:: Work to be completed ::
Find the lines that contain the word "this" and copy each one.

:: Given entries ::
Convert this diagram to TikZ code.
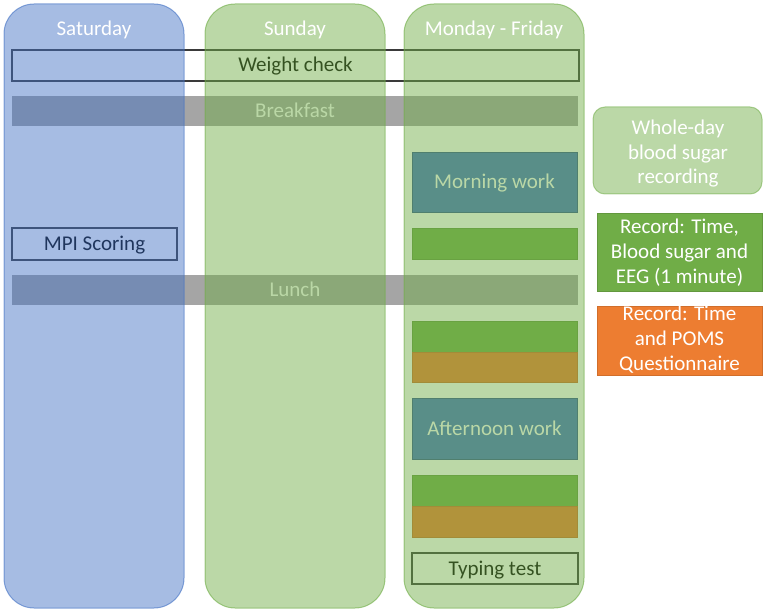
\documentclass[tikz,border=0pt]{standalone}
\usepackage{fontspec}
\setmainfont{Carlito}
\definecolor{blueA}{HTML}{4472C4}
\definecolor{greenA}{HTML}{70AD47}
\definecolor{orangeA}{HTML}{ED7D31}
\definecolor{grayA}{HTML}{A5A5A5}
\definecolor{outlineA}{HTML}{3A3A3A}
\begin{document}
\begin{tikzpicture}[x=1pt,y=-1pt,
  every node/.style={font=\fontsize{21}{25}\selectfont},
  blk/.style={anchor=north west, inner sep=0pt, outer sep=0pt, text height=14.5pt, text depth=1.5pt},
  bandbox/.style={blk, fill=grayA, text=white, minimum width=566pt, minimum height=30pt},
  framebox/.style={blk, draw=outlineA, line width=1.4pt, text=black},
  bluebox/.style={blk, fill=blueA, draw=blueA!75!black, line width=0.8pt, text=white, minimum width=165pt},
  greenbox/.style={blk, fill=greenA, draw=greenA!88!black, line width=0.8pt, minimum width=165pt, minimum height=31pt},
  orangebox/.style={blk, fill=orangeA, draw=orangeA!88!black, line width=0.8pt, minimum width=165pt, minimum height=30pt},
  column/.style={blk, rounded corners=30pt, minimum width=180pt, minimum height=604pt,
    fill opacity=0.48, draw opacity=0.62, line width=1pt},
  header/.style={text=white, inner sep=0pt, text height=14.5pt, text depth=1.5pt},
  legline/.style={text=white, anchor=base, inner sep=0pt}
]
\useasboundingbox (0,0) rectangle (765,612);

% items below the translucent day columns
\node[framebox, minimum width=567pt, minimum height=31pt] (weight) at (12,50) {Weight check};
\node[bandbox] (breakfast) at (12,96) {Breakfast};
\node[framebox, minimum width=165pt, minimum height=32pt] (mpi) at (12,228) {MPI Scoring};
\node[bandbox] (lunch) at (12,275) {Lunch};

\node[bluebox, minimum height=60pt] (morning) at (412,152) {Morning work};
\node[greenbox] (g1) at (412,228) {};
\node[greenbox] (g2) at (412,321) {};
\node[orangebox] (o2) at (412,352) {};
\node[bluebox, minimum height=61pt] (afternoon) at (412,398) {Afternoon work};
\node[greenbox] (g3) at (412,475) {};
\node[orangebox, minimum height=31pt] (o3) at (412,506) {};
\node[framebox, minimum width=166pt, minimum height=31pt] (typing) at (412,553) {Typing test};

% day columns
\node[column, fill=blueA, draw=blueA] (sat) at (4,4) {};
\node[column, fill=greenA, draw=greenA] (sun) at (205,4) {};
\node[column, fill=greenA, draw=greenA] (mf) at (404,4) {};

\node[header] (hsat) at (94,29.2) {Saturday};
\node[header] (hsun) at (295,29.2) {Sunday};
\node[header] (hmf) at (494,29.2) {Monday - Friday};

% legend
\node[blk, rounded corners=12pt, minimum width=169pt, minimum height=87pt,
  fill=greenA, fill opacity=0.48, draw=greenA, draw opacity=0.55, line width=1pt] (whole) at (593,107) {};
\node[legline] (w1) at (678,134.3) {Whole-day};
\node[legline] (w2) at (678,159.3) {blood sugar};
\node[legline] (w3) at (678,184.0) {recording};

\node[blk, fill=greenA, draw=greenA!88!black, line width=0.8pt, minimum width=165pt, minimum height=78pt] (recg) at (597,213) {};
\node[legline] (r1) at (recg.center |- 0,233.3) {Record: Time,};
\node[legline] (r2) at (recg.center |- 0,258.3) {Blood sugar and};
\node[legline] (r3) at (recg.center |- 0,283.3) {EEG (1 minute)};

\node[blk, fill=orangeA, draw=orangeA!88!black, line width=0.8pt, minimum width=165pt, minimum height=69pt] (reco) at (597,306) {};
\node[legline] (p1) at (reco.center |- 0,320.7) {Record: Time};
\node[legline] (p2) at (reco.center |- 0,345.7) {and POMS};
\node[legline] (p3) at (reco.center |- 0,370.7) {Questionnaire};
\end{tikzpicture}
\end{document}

---

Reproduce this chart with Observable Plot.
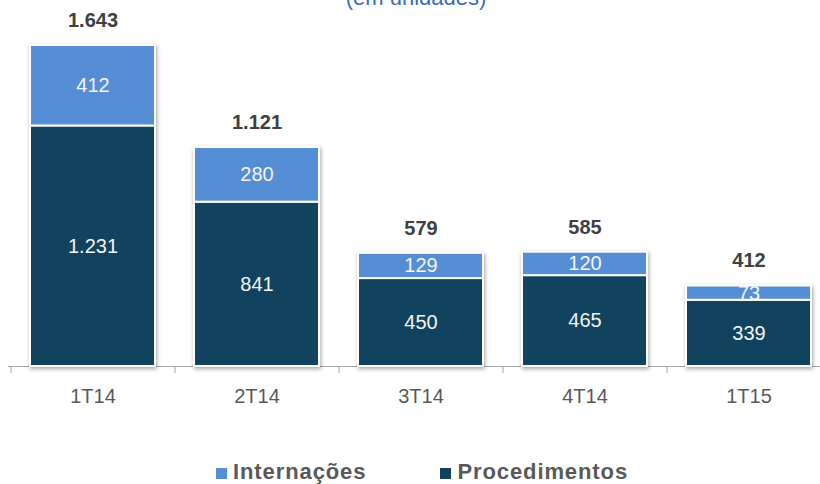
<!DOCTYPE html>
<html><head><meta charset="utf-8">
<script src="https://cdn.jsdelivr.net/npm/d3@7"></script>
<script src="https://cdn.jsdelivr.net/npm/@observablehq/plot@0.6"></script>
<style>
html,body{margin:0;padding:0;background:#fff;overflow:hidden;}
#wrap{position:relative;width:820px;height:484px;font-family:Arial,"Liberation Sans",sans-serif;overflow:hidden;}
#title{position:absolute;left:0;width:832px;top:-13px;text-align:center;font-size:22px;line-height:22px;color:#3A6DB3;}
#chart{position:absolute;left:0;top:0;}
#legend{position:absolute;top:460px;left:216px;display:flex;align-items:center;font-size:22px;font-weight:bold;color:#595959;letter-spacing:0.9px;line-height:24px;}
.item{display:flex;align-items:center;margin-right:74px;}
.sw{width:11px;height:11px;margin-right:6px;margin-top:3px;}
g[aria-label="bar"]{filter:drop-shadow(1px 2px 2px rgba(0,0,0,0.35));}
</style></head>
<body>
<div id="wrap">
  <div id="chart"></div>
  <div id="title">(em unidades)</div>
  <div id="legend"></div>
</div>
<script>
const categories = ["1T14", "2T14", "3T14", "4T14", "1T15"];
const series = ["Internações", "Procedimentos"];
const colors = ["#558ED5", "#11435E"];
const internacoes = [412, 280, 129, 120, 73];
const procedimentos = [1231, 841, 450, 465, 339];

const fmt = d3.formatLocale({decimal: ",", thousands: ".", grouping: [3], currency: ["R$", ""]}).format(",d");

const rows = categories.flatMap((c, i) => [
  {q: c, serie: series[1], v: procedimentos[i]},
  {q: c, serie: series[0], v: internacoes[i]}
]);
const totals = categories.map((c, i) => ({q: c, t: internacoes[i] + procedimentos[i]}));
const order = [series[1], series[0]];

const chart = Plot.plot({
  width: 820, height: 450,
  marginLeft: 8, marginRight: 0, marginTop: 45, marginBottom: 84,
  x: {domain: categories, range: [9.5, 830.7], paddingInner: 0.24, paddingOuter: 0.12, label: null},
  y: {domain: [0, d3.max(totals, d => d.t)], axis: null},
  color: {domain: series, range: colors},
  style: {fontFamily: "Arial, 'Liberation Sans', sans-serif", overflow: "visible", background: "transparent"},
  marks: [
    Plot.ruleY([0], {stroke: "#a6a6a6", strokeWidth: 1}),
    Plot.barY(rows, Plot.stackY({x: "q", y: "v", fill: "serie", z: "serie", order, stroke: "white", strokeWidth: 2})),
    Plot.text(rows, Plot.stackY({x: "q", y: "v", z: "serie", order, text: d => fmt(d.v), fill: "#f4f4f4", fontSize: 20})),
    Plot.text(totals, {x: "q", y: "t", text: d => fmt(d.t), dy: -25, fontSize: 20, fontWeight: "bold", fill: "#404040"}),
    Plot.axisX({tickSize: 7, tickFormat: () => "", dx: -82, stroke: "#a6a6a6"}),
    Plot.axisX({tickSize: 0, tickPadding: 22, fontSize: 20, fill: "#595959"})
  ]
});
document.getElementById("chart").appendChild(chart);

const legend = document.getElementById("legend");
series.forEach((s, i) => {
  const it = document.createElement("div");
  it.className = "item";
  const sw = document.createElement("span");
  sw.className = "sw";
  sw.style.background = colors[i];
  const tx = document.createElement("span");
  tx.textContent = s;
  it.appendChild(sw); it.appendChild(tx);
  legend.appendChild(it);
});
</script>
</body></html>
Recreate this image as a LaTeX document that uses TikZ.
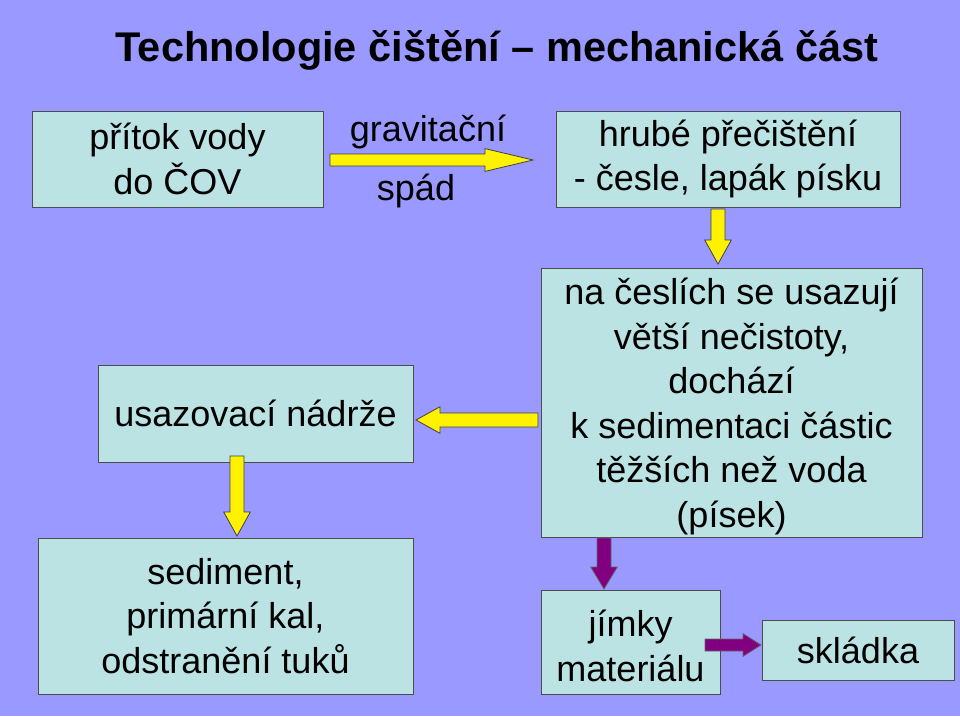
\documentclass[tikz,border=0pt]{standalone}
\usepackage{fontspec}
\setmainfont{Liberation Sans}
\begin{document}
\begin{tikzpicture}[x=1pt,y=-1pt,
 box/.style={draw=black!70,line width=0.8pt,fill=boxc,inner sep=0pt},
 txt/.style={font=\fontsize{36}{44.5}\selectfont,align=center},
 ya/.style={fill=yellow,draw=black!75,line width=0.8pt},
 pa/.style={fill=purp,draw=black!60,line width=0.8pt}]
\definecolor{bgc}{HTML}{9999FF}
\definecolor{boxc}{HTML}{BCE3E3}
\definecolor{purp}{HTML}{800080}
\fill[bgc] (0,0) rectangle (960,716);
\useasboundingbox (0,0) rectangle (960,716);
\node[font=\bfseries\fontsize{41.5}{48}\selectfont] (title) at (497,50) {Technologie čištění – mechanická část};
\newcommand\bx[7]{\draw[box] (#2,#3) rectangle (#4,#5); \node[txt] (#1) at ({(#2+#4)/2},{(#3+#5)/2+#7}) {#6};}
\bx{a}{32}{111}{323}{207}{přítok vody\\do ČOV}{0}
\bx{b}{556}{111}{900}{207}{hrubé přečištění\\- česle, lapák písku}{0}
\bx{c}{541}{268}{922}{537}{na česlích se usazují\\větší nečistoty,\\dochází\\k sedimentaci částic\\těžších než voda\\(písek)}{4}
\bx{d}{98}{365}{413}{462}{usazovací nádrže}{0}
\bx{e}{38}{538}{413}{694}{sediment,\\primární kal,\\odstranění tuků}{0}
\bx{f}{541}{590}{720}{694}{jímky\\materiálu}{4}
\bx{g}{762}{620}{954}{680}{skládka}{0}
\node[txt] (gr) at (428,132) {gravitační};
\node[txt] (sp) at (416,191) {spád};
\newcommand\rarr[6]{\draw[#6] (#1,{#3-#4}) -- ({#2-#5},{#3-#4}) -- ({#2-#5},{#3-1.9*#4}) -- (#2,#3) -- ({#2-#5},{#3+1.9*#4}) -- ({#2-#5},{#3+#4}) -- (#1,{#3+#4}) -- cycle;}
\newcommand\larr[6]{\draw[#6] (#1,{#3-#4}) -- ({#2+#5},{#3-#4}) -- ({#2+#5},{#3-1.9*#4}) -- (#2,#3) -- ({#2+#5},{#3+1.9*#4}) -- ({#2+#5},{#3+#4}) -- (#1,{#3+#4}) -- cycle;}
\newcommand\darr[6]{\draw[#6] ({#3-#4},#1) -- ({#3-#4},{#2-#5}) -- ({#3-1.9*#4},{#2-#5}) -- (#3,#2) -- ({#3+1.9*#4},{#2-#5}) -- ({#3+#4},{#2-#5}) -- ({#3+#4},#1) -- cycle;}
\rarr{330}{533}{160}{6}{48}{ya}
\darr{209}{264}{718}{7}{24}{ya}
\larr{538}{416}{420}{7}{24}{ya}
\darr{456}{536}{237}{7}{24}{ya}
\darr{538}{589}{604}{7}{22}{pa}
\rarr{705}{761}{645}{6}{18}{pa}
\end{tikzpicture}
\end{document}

:: Problem solution ::
Convert this diagram to TikZ code.
Reproduce this chart with Observable Plot.
Recreate this image as a LaTeX document that uses TikZ.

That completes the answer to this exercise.